As Israel's politicians and their apologists prattle on about "terrorism" by Palestinians, which "seriously endangers Israeli lives", it is pertinent to remind ourselves that Israel practises disgraceful forms of state terrorism, including hostage-taking, collective punishment and "targeted assassinations" - with a disproportionate number of casualties.

According to Israeli human rights group B'Tselem, Israeli forces have killed a total of 4,029 Palestinian civilians since the second Intifada (2000). This is more than five times the number of Israelis killed in terrorist attacks (705). Almost half of the 4,029 had not taken part in hostilities. In 2006, 17 Israeli civilians (including one minor) and six soldiers died in terrorist attacks; the number of Palestinians killed by Israeli forces that year was 660 - three times the number killed in 2005. The number includes 141 minors.

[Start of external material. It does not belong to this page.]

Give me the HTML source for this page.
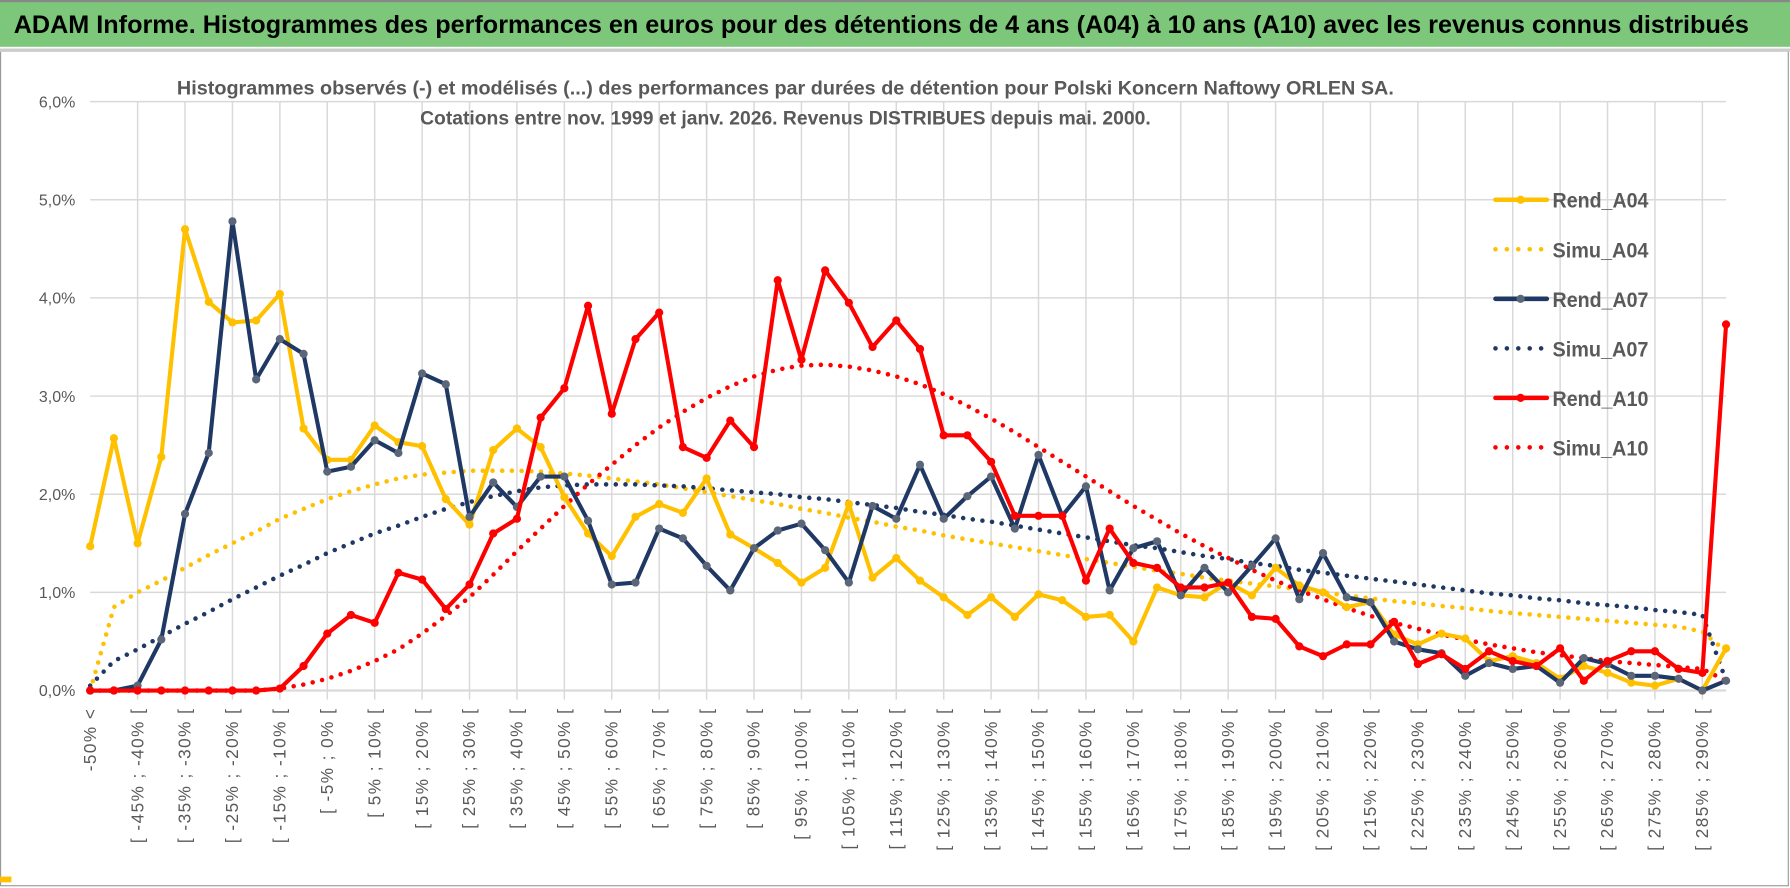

The Makkah agreement and the new government in Ramallah offer an opportunity to revive the peace process. But it is unlikely that Washington will break what has effectively become a veto by America's powerful "Israel Lobby" on its West Asia policy. Take Dead in the Water, a recently released documentary by British film-maker Christopher Mitchell, which shows how Israel got away with a bomb attack on a U.S. Navy ship during the 1967 war, which killed 34 American sailors. The incident was hushed up despite the high number of casualties and an Israeli attempt to kill the survivors who were trying to escape.

Clearly, an abnormal and criminally inclined state like Israel, with all its deep social pathologies, must be brought to heel if West Asia is to gain a modicum of security and stability. This will not happen without concerted international pressure, including some directed at the so-called "Quartet", comprising the U.S., the European Union, Russia and the U.N. That is where the Non-Aligned Movement and India come in.

India can play a potentially important role in mobilising public opinion and in organising diplomatic pressure on the "Quartet" and Israel. New Delhi can also take healthy initiatives for an early withdrawal of U.S. troops from Iraq, for a negotiated solution to the Iran nuclear crisis, and for peace in the larger Gulf region. That is what the international conference demanded, among other things, while expressing solidarity with the peoples of West Asia and calling for "a much broader resistance against the U.S.-Israeli axis". In speech after spirited speech, the political leaders who spoke demanded a radical change in India's policy towards Iraq, Iran, Lebanon, Syria and, above all, Palestine/Israel.

The conference resolution said: "The Government of India has not only failed to support the cause of the people in West Asia but has connived with U.S. policies in the region... . Its continued military relationship with Israel in which India has become the largest importer of arms from Israel sits ill with its protestations of support for the Palestinian cause." It minced no words in demanding an end to Israel's occupation and the Right of Return for all Palestinian refugees.

But will India's policymakers listen, or will they continue their march of folly?